Frank Throughts: A Sense of Perspective
Frank Boland
February 07, 2014

It was the end of a day as I sat in a local restaurant kvetching to a friend.  Kvetching is Yiddish for complaining.  I really love Yiddish because it often captures not only a word but the sound of feeling in the word.  It’s spoken emotion.  “It’s been a five-year secular bull market,” I kvetched.   “So what’s the problem?” he asked.  “On CNBC they still call it ‘the rally,’” I said.  “Rallies don’t go five years,” I added.  “Only secular bull markets do.   And worse, they ask the same question of every guest. ‘Can the rally continue?’  Everyone is caught in the moment trying to guess the immediate direction of the market.  And because everyone knows that can’t be done … everyone is afraid!  It’s a joyless bull market.”

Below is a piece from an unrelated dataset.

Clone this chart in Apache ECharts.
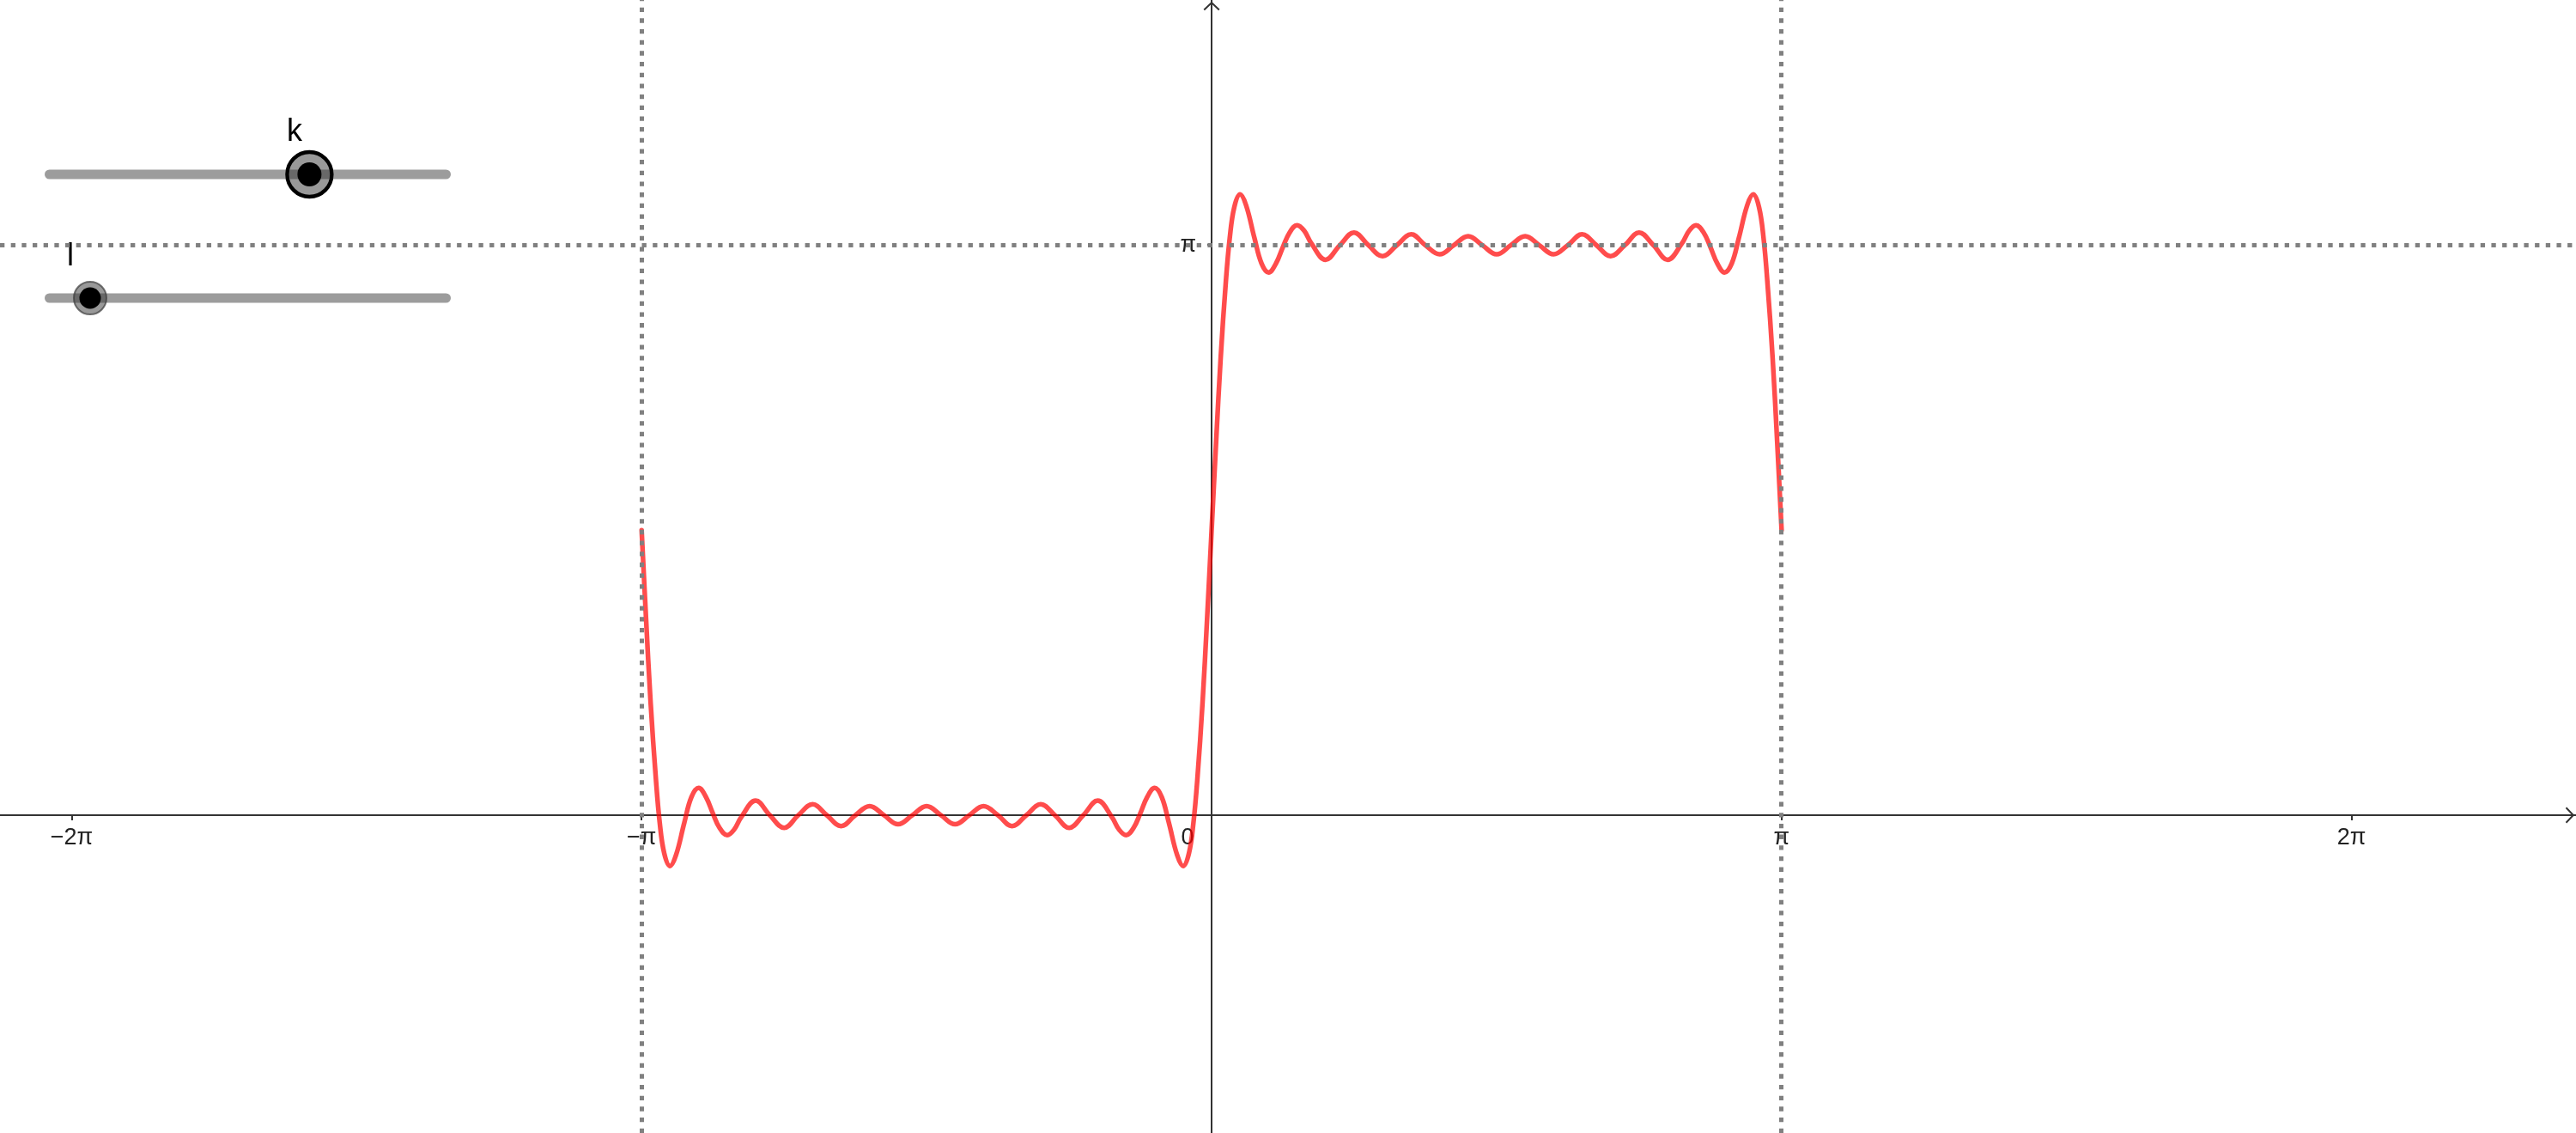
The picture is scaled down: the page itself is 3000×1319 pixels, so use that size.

It was then that my friend, Jeff Loynd, who is also in the investment business, made a very cogent observation!  “Just imagine if our clients bought a short-term three to five bond and interest rates moved against them.  Would they be upset?  No.  They would just decide to ignore the immediate loss knowing they would eventually get their money back in three or five years.  They should take that perspective to investing in stocks” said Jeff.

Obviously, the bond has a presumed guarantee while stocks do not.  But stocks have quite a bit of history on their side when viewed with a three-to five-year perspective … even in the worst of times.  Jeff’s comments ignited a realization in me:  the shortness of bear markets.  We don’t realize it at the time because it feels so painful.  The emotional impact of losing is 2x the emotional impact of gaining. 

None-the-less my mind raced back over the nearly fifty years I’ve been in the investment business.  Of course, I immediately thought of the most recent bear market we had just experienced in 2008-2009.  A decline of close to 48% will definitely get your attention!  But then I realized – to Jeff’s time point - it was over in 15 months … and the average length of a bear market is just 367 days.  And, as importantly, the start of a new bull market often has dramatic upside potential ... which people who panic miss.

My mind then went back further though the recent decades of 2000, the 1990s, 1980s, 1970s, and 1960s.  I thought of all the bear markets that I had experienced.  The longest was 1973-1974.  That was a secular bear market.  In fact, of all the bear markets in the 50 year time frame, it was really the only one that I could recall that had both significant macroeconomic stress – high inflation, rising interest rates, federal deficit spending  - AND stock market speculation in the Nifty Fifty era.  Despite all that, it still easily fit into Jeff’s three-to five-year time frame perspective for market contraction and expansion.  

To put stocks in perspective:  In terms of years, the market goes down 28% of the time and up 72%.  I would add that stocks are the only asset class that has individuals – management – working on your behalf … through bull markets and bear markets.    No other asset class – physical or intangible - does.